Maintaining existing behavior is as equally important as training new behaviors. Trainers use the VRRV and LRS to maintain trained behaviors.

Interactive Sessions

Through decades of experience, SeaWorld trainers have learned that a variety of interactive sessions contributes to the enrichment and well-being of the animals. These interactive sessions fall into five different categories:

Learning Sessions

Learning sessions involve a formal training process for the animals, in which trainers condition specific behaviors. Learning sessions provide a series of challenges that enrich the animals' environment while yielding valuable information on learning processes. These sessions are important to the continued learning and mental stimulation of the animals, a process that never stops.

A dolphin, upright and surfaced, follows a trainer's hand during a learning session.

Learning sessions involve a formal training process for the animals, in which trainers condition specific behaviors.

Exercise Sessions

Exercise sessions are essential to an animal's health and well-being.

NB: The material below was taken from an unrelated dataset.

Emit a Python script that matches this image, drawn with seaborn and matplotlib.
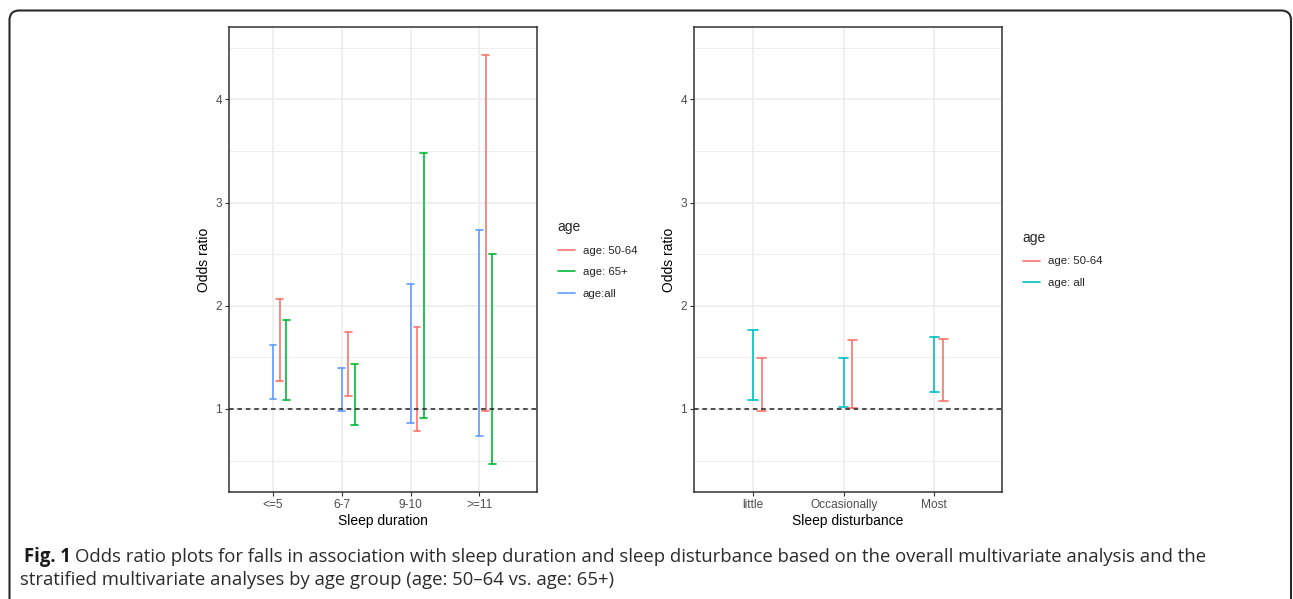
import numpy as np
import pandas as pd
import matplotlib
matplotlib.use("Agg")
import matplotlib.pyplot as plt
import seaborn as sns
from matplotlib.lines import Line2D
from matplotlib.patches import FancyBboxPatch

# ---------------- data ----------------
dur_categories = ["<=5", "6-7", "9-10", ">=11"]
dur_all_lo = [1.10, 0.98, 0.865, 0.74]
dur_all_hi = [1.617, 1.40, 2.21, 2.736]
dur_5064_lo = [1.27, 1.126, 0.787, 0.98]
dur_5064_hi = [2.065, 1.75, 1.79, 4.427]
dur_65_lo = [1.087, 0.845, 0.916, 0.47]
dur_65_hi = [1.86, 1.44, 3.48, 2.50]

dist_categories = ["little", "Occasionally", "Most"]
dist_all_lo = [1.084, 1.02, 1.16]
dist_all_hi = [1.765, 1.494, 1.70]
dist_5064_lo = [0.984, 1.01, 1.075]
dist_5064_hi = [1.494, 1.665, 1.68]

label_all_left = "age:all"
label_all_right = "age: all"
label_5064 = "age: 50-64"
label_65 = "age: 65+"

RED = "#F8766D"
GREEN = "#00BA38"
BLUE = "#619CFF"
TEAL = "#00BFC4"

sns.set_style("white")
plt.rcParams["font.family"] = ["Liberation Sans", "DejaVu Sans"]

W, H = 1293, 599
fig = plt.figure(figsize=(W / 100, H / 100), dpi=100)


def frames(categories, series, cap=0.05):
    """series: list of (label, offset, lo, hi)"""
    vert, caps = [], []
    uid = 0
    for label, off, lo, hi in series:
        for i, _ in enumerate(categories):
            x = i + off
            vert.append((x, lo[i], uid, label))
            vert.append((x, hi[i], uid, label))
            for yv in (lo[i], hi[i]):
                caps.append((x - cap, yv, uid, label))
                caps.append((x + cap, yv, uid, label))
                uid += 1
            uid += 1
    cols = ["x", "y", "unit", "age"]
    return pd.DataFrame(vert, columns=cols), pd.DataFrame(caps, columns=cols)


def style_axes(ax, categories, xlim, xlabel):
    ax.set_xlim(*xlim)
    ax.set_ylim(0.196, 4.70)
    ax.set_xticks(range(len(categories)))
    ax.set_xticklabels(categories)
    ax.set_yticks([1, 2, 3, 4])
    ax.set_yticks([0.5, 1.5, 2.5, 3.5, 4.5], minor=True)
    ax.grid(True, which="major", color="#EBEBEB", lw=1.1)
    ax.grid(True, which="minor", axis="y", color="#EBEBEB", lw=0.6)
    ax.set_axisbelow(True)
    for s in ax.spines.values():
        s.set_color("#333333")
        s.set_linewidth(1.1)
    ax.tick_params(axis="both", which="major", length=3, width=0.8, color="#333333",
                   labelcolor="#4D4D4D", labelsize=8.6, pad=2, direction="out")
    ax.tick_params(axis="both", which="minor", length=0)
    ax.tick_params(left=True, bottom=True)
    ax.axhline(1, color="#222222", lw=1.1, ls=(0, (3, 2.5)), zorder=5)
    ax.set_xlabel(xlabel, fontsize=10, color="black", labelpad=2)
    ax.set_ylabel("Odds ratio", fontsize=10, color="black", labelpad=3)


def add_legend(ax, handles, labels):
    ax.legend(handles, labels, title="age", frameon=False,
              loc="center left", bbox_to_anchor=(1.045, 0.5), fontsize=8.2,
              title_fontsize=10, handlelength=1.5, handletextpad=0.7,
              labelspacing=1.0, alignment="left", borderaxespad=0.2)


# ---------------- left panel ----------------
ax1 = fig.add_axes([229 / W, 1 - 492 / H, 308 / W, 465 / H])
v1, c1 = frames(dur_categories, [
    (label_all_left, 0.0, dur_all_lo, dur_all_hi),
    (label_5064, 0.095, dur_5064_lo, dur_5064_hi),
    (label_65, 0.19, dur_65_lo, dur_65_hi),
])
pal1 = {label_5064: RED, label_65: GREEN, label_all_left: BLUE}
for d in (v1, c1):
    sns.lineplot(data=d, x="x", y="y", hue="age", units="unit", estimator=None,
                 sort=False, palette=pal1, lw=1.2, legend=False, ax=ax1)
style_axes(ax1, dur_categories, (-0.64, 3.84), "Sleep duration")
h1 = [Line2D([], [], color=pal1[k], lw=1.2) for k in (label_5064, label_65, label_all_left)]
add_legend(ax1, h1, [label_5064, label_65, label_all_left])

# ---------------- right panel ----------------
ax2 = fig.add_axes([694 / W, 1 - 492 / H, 308 / W, 465 / H])
v2, c2 = frames(dist_categories, [
    (label_all_right, 0.0, dist_all_lo, dist_all_hi),
    (label_5064, 0.096, dist_5064_lo, dist_5064_hi),
])
pal2 = {label_5064: RED, label_all_right: TEAL}
for d in (v2, c2):
    sns.lineplot(data=d, x="x", y="y", hue="age", units="unit", estimator=None,
                 sort=False, palette=pal2, lw=1.2, legend=False, ax=ax2)
style_axes(ax2, dist_categories, (-0.65, 2.745), "Sleep disturbance")
h2 = [Line2D([], [], color=pal2[k], lw=1.2) for k in (label_5064, label_all_right)]
add_legend(ax2, h2, [label_5064, label_all_right])

# ---------------- frame & caption ----------------
box = FancyBboxPatch((9.5 / W, -0.2), (1291 - 9.5) / W, (1 - 10.5 / H) + 0.2,
                     boxstyle="round,pad=0,rounding_size=0.0075",
                     transform=fig.transFigure, fill=False, ec="#2a2a2a", lw=1.5,
                     mutation_aspect=W / H)
fig.patches.append(box)

cap_font = ["Open Sans", "Liberation Sans", "DejaVu Sans"]
line1 = ("Odds ratio plots for falls in association with sleep duration and sleep disturbance "
         "based on the overall multivariate analysis and the")
line2 = "stratified multivariate analyses by age group (age: 50\u201364 vs. age: 65+)"

renderer = fig.canvas.get_renderer()
size = 12.0
y1, y2 = 1 - 557 / H, 1 - 580 / H
t_bold = fig.text(24 / W, y1, "Fig. 1", fontsize=size, fontweight="bold",
                  family=cap_font, va="center", ha="left", color="#1a1a1a")
t1 = fig.text(0, y1, line1, fontsize=size, family=cap_font, va="center", ha="left",
              color="#2b2b2b")
t2 = fig.text(20 / W, y2, line2, fontsize=size, family=cap_font, va="center", ha="left",
              color="#2b2b2b")
gap = 4
target_right = 1209
for _ in range(3):
    bb = t_bold.get_window_extent(renderer)
    t1.set_x((bb.x1 + gap) / W)
    b1 = t1.get_window_extent(renderer)
    total = b1.x1 - bb.x0
    size = size * (target_right - bb.x0) / total
    for t in (t_bold, t1, t2):
        t.set_fontsize(size)
bb = t_bold.get_window_extent(renderer)
t1.set_x((bb.x1 + gap) / W)

fig.savefig("out.png", dpi=100)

Exercise sessions consist of high-energy behaviors of varying lengths. Each session is tailored to each species and is based on that species' daily activity levels.

A trainer gives hand signals while an orca is in midair during a jump.

Exercise sessions consist of high-energy behaviors of varying lengths.

Relationship Sessions

Relationship sessions allow time for a trainer and animal to develop reciprocal trust, which enhances the degree of learning. A trainer spends one-on-one quiet interactive time with the animal. A strong, rewarding relationship between trainer and animal is an important part of SeaWorld's animal training program foundation. In many instances trainers learn new reinforcers for the animals by observing the types of activities in which the animals frequently engage.

A trainer pets an opossum during a relationship session.

Relationship sessions allow time for a trainer and animal to develop reciprocal trust.

Play Sessions

Play sessions provide time in the day when trainers and animals interact with "games" and "toys." Trainers learn through experience which games and toys the animals appear to enjoy and elicit enthusiastic participation.

Shows

Shows provide an opportunity for SeaWorld to educate the public about the behavior, physiology, and ecology of marine animals. Education is one of SeaWorld's main goals as a premier zoological institution. Information is shared with guests through entertaining presentations. While the shows follow a basic format, the behaviors, show segments, and reinforcers continually change, making each show different for the animals. The variability of each show integrates aspects of other types of sessions, providing stimulating and entertaining interactions.

A sea lion interacts with two costumed trainers during a show.

The variability of each show integrates aspects of other types of sessions, providing stimulating and entertaining interactions.

Environmental Enrichments

Trainers at SeaWorld aim to create an increasingly complex and stimulating environment to help foster the proper care and management of the animals, their habitat, and their behavior.

One enrichment technique is to create changes in an animal's daily activities, giving them variety. Animals are provided with activities they seem to find interesting and stimulating, including play sessions with trainers and other animals.

To further enhance the positive environment for the animals, trainers present "toys" to the animals. These environmental enrichment devices can be used during any type of interaction. Under trainer supervision, the animals interact visually or physically with these environmental enrichment devices. The many enrichment items vary depending upon the animal. Animals may interact visually with mirrors, brightly colored cones, balls, and animal-shape cut-outs. They may physically interact with floating plastic barrels, large plastic toy hoops, and rubber balls.